STATED TASK: Starting at the first line of the data below, write out each line exactly until you reach the line containing "from matplotlib.lines import Line2D", and include that line too.

SUPPLIED INFORMATION:
* * *

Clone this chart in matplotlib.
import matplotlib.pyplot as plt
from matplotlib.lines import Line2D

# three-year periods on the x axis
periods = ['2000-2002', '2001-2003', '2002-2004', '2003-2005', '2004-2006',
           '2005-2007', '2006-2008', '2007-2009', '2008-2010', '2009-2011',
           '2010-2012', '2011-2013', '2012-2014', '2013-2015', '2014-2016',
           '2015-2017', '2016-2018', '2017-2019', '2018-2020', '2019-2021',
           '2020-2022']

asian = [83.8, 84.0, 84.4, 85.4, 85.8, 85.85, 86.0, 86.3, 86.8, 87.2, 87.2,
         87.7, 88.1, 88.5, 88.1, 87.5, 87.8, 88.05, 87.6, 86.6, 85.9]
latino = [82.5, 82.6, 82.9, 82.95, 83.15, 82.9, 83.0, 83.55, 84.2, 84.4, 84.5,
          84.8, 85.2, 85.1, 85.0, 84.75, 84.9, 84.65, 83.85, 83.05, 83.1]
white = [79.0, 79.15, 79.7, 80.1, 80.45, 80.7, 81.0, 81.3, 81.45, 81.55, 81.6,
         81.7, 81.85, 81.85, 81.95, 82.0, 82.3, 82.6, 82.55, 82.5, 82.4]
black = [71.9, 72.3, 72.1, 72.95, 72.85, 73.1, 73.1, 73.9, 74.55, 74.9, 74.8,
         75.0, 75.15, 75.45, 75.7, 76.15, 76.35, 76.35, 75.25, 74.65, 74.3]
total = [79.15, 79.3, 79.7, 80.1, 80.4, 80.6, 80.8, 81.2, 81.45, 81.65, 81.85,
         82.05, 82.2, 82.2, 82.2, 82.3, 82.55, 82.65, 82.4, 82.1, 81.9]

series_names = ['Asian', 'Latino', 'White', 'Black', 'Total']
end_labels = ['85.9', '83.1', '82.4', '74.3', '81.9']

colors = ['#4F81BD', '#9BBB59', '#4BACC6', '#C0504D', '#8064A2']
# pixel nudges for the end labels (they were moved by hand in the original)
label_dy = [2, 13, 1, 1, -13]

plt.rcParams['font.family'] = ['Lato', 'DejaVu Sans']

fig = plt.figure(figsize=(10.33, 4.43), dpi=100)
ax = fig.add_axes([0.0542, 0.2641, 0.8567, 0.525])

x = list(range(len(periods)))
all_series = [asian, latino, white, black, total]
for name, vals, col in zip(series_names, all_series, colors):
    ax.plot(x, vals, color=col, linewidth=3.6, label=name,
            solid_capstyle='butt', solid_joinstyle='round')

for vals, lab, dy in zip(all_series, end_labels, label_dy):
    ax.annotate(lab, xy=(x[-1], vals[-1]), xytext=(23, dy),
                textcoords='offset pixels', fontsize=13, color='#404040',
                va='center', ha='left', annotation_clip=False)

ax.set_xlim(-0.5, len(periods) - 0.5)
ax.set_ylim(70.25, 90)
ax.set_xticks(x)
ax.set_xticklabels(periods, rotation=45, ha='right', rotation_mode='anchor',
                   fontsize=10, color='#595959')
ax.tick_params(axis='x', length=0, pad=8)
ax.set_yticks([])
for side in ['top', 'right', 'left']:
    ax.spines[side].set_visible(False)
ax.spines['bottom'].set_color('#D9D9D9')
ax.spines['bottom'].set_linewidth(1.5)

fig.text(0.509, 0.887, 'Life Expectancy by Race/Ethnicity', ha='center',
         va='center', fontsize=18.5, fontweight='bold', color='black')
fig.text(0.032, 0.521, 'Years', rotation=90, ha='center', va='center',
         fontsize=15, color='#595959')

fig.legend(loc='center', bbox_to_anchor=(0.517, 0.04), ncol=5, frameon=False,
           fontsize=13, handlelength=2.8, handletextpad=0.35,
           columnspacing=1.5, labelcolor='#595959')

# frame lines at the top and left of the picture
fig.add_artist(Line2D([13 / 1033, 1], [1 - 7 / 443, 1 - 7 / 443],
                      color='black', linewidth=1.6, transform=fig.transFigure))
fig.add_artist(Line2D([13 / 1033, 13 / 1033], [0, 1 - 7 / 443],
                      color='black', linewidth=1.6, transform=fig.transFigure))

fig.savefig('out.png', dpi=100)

* * *

ANSWER FOR THE TASK:
Clone this chart in matplotlib.
import matplotlib.pyplot as plt
from matplotlib.lines import Line2D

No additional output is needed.